How did we come to believe in a world that makes sense?
A universe from violence: ancient gods in mortal combat. (Babylon, 900 BC)
TYalaA, CC BY-SA 4.0, via Wikimedia Commons
Enuma Elish, Babylon’s ancient founding myth, opens with the words,
When on high the heaven had not been named,
Firm ground below had not been called by name …
When no gods had been brought into being …
Enuma Elish (meaning ‘when on high’) echoes on in the first chapter of the Bible. There are parallels between the Babylonian flood story Atrahasis and Noah’s Ark. And like Genesis, the Sumerian Epic of Gilgamesh grapples with the loss of innocence and our desire to live forever.
Similarities aside, what sets Holy Scripture apart from these ancient Near Eastern myths?
First of all, Genesis proclaims one God. He is neither in competition with other deities nor synonymous with nature. Surrounded by cultures which worshipped multiple gods, the writer of Genesis chapter one paints a very different picture of the divine, of humans and the universe.
In Enuma Elish, conflict lies at the heart of everything. Before he could create the world, the god Marduk had to slay the goddess Tiamat (see image above). Were people trying to deal with life’s perplexities and nature’s unpredictability, by telling stories about gods who were violent, at loggerheads and who treated people like slaves?
On the other hand, the God of Genesis 1 is sovereign and wise. The world he creates is a thing of beauty, and human beings are the jewel in the crown.
Surrounded by Canaanite and Mesopotamic religions, the Hebrews developed their own, distinctive faith and identity.
Christianity emerged from Judaism, but this time, the Roman Empire, heavily influenced by the Greeks, provided the cultural and religious backdrop. Just like the Babylonian creation stories of old, Greco-Roman mythology blamed an unpredictable world on the moods and foibles of the gods. True to their Jewish roots, Christians, on the other hand, insisted that there was only one God, and that he was not just powerful but consistently righteous and wise.
There appears to be a direct link between theology and science. Despite the Greeks and Romans having been great technological innovators, our own understanding of what science is, owes less to them than to our Judaeo-Christian heritage. How come?
In Greek mythology, tsunamis depended on whether Poseidon was having a bad hair day. In Genesis the sea had no divine rights but behaved according to the natural constants which God had established at the moment of creation. In other words, both Genesis 1 and modern science take as fact that nature is not random but subject to laws.

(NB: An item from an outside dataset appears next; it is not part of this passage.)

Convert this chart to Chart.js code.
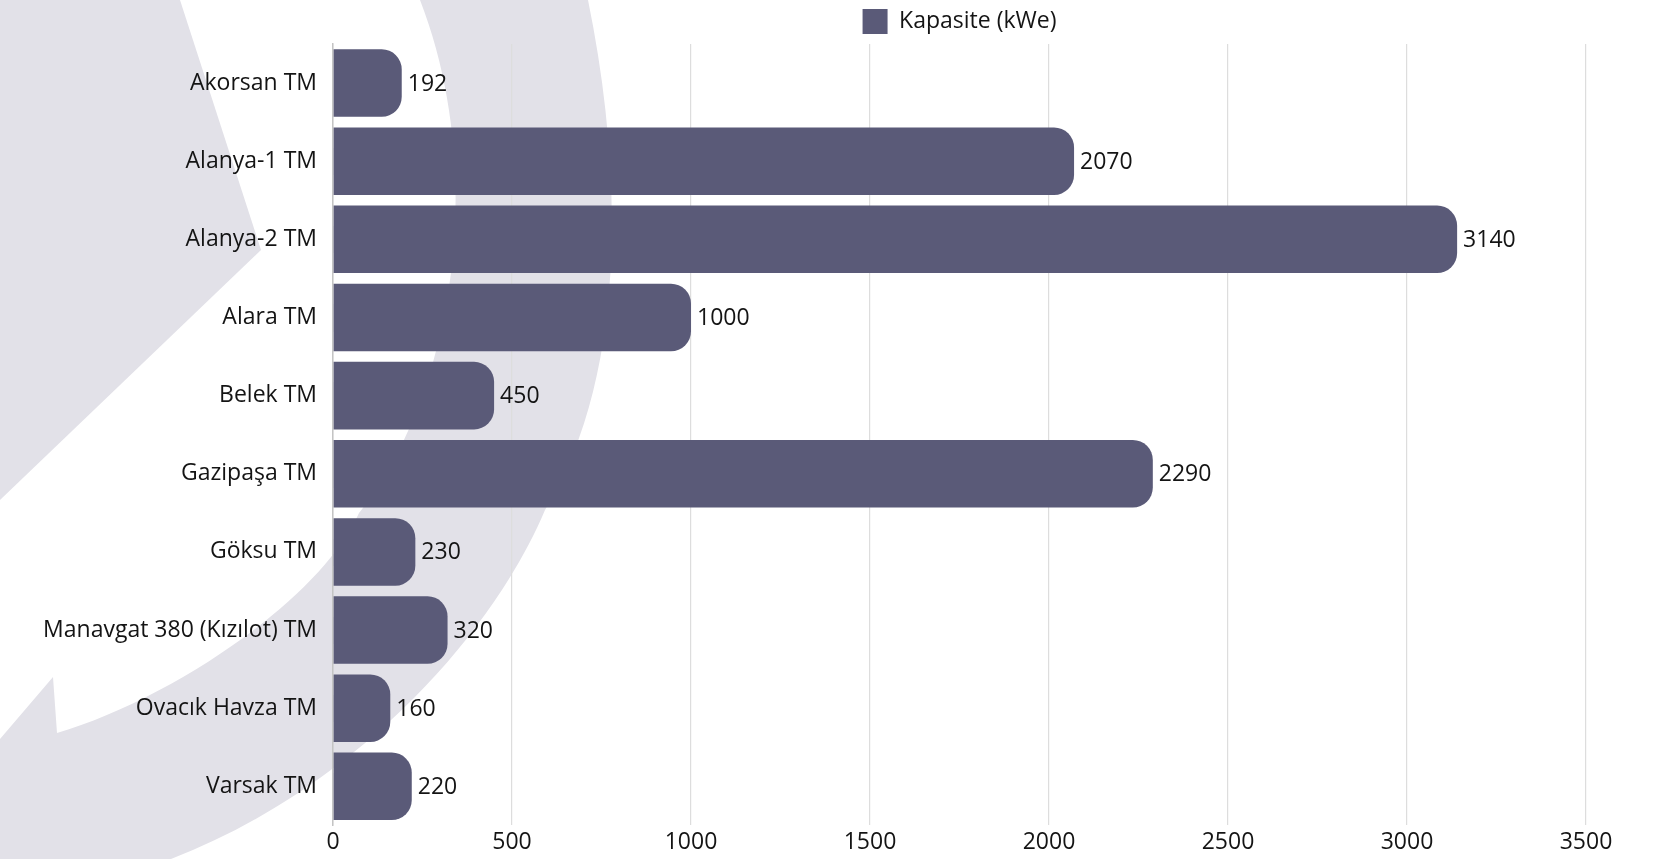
<!DOCTYPE html>
<html>
<head>
<meta charset="utf-8">
<script src="https://cdn.jsdelivr.net/npm/chart.js@4.4.1/dist/chart.umd.min.js"></script>
<style>
  html, body { margin: 0; padding: 0; background: #ffffff; }
  #wrap { position: relative; width: 1679px; height: 859px; overflow: hidden; }
  #bg { position: absolute; left: 0; top: 0; }
  #c { position: absolute; left: 0; top: 0; }
</style>
</head>
<body>
<div id="wrap">
  <svg id="bg" width="1679" height="859" viewBox="0 0 1679 859">
    <path d="M0,0 L180,0 L261,250 L0,500 Z" fill="#e2e1e8"/>
    <path d="M420,0 L588,0 C625,180 625,380 545,510 C490,640 350,790 171,859 L0,859 L0,739 L53,677 L57,733 C170,700 320,600 359,513 C450,400 490,180 420,0 Z" fill="#e2e1e8"/>
  </svg>
  <canvas id="c" width="1679" height="859"></canvas>
</div>
<script>
const categories = [
  "Akorsan TM", "Alanya-1 TM", "Alanya-2 TM", "Alara TM", "Belek TM",
  "Gazipaşa TM", "Göksu TM", "Manavgat 380 (Kızılot) TM", "Ovacık Havza TM", "Varsak TM"
];
const capacityValues = [192, 2070, 3140, 1000, 450, 2290, 230, 320, 160, 220];
const seriesName = "Kapasite (kWe)";
const xTicks = [0, 500, 1000, 1500, 2000, 2500, 3000, 3500];

const FONT = '"Open Sans", "DejaVu Sans", sans-serif';
const FSIZE = 23;
const TEXT = '#141414';
const BAR = '#5a5a78';

const valueLabels = {
  id: 'valueLabels',
  afterDatasetsDraw(chart) {
    const ctx = chart.ctx;
    const meta = chart.getDatasetMeta(0);
    ctx.save();
    ctx.font = FSIZE + 'px ' + FONT;
    ctx.fillStyle = TEXT;
    ctx.textAlign = 'left';
    ctx.textBaseline = 'middle';
    meta.data.forEach((bar, i) => {
      ctx.fillText(String(capacityValues[i]), bar.x + 6, bar.y + 1);
    });
    ctx.restore();
  }
};

const legendToArea = {
  id: 'legendToArea',
  afterLayout(chart) {
    const l = chart.legend;
    if (l) { l.left = chart.chartArea.left; l.right = chart.chartArea.right; }
  }
};

new Chart(document.getElementById('c'), {
  type: 'bar',
  data: {
    labels: categories,
    datasets: [{
      label: seriesName,
      data: capacityValues,
      backgroundColor: BAR,
      borderWidth: 0,
      borderRadius: 20,
      borderSkipped: 'start',
      barPercentage: 0.96,
      categoryPercentage: 0.9
    }]
  },
  options: {
    indexAxis: 'y',
    responsive: false,
    animation: false,
    layout: { padding: { top: 0, right: 93, bottom: 0, left: 0 } },
    plugins: {
      legend: {
        display: true,
        position: 'top',
        labels: {
          font: { family: FONT, size: FSIZE },
          color: TEXT,
          boxWidth: 25,
          boxHeight: 25,
          padding: 9
        }
      },
      tooltip: { enabled: false }
    },
    scales: {
      x: {
        min: 0, max: 3500,
        afterBuildTicks(scale) { scale.ticks = xTicks.map(v => ({ value: v })); },
        ticks: {
          font: { family: FONT, size: FSIZE }, color: TEXT, padding: 3,
          callback: (v) => String(v)
        },
        grid: { color: '#dddddd', lineWidth: 1.2, drawTicks: false },
        border: { display: false }
      },
      y: {
        afterFit(scale) { scale.width = 333; },
        ticks: { font: { family: FONT, size: FSIZE }, color: TEXT, padding: 16 },
        grid: { display: false, drawTicks: false },
        border: { display: true, color: '#c4c4c4', width: 1.5 }
      }
    }
  },
  plugins: [valueLabels, legendToArea]
});
</script>
</body>
</html>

Also, according to Genesis 1, humans reflect something of their creator’s mind. Likewise, scientists operate on the remarkable assumption that the human mind is able to make sense of the universe.

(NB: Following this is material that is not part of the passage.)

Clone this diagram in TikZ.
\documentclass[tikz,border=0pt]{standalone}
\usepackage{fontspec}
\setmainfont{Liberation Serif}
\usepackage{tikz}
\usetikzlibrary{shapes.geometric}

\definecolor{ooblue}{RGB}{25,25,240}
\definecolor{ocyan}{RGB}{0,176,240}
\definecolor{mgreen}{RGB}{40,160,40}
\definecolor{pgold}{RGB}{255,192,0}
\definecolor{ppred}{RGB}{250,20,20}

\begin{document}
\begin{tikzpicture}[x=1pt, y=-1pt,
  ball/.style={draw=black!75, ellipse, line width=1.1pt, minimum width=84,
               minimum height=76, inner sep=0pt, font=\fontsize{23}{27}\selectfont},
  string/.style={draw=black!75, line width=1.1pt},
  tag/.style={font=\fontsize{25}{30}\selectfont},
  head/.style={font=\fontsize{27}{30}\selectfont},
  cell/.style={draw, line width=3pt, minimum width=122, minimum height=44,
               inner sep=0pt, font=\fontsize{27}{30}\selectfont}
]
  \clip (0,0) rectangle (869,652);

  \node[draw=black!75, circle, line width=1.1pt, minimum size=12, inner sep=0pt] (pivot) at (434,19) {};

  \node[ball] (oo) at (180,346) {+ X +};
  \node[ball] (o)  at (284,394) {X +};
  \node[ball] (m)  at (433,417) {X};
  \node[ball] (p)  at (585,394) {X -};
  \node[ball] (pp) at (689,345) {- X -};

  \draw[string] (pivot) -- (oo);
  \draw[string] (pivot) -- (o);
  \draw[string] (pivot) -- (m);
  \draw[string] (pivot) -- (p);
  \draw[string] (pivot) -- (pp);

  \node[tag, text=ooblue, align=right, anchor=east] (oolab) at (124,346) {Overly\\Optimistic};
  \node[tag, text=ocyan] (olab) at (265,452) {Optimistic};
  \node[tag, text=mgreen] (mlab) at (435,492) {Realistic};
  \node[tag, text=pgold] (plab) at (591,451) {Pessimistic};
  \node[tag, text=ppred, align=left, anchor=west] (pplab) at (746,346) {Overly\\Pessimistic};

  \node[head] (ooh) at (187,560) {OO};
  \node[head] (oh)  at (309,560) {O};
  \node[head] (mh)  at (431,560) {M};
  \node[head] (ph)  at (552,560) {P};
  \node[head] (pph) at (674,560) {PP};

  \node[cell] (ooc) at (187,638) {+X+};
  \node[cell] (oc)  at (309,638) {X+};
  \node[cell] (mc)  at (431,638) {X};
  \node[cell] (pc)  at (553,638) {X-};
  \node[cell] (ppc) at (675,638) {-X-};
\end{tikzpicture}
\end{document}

For sure, the Greek philosopher Aristotle (384–322 BC) tried to discern principles in the world around him. Clearly, he used reason to draw conclusions from what he observed. But at the dawn of modern science, it became clear that some of Aristotle’s most enduring claims were fatally flawed. The early modern scientists abandoned his method of devising grand theories based on everyday observation and common sense. They believed that assumptions required rigorous testing. The age of experimental science – science as we understand it – had begun.
These natural philosophers, as they called themselves, understood science as a theological undertaking. Francis Bacon (1561–1626) believed that experimental science would help to restore some of the perfect understanding of nature which Adam had possessed in Paradise before he fell from grace. Nature’s God-given laws had been revealed to Adam long ago, and it was up to scientists to rediscover them.
Johannes Kepler (1571–1630), whose mathematical genius paved the way for Newton’s magisterial law of universal gravitation, defined astronomy as thinking God’s thoughts. Robert Boyle (1627–1691), the father of modern chemistry, wrote: ‘The rational contemplation of nature is philosophical contemplation of God’.
There is much talk about science versus faith these days. The fact that the pioneers of modern science were motivated by Sacred Scripture and its distinctive stance on Creator and creation, is easily missed.
For reflection and discussion:
The Catechism (section 290) states that creation ‘depends on the one who gives it being’. How do you understand God sustaining your life? What does dependence on him mean in practice? Where does free will come in?
Christian philosophers and scientists look for rational clues to understand better and explain their faith. How about you? Do you find abstract thinking helpful? Or do you tend to rely more on intuition, mystery and experience?
Modern Physics and Ancient Faith,Stephen M Barr, University of Notre Dame Press, 2006.
The Territories of Science and Religion, Peter Harrison, University of Chicago Press, 2017.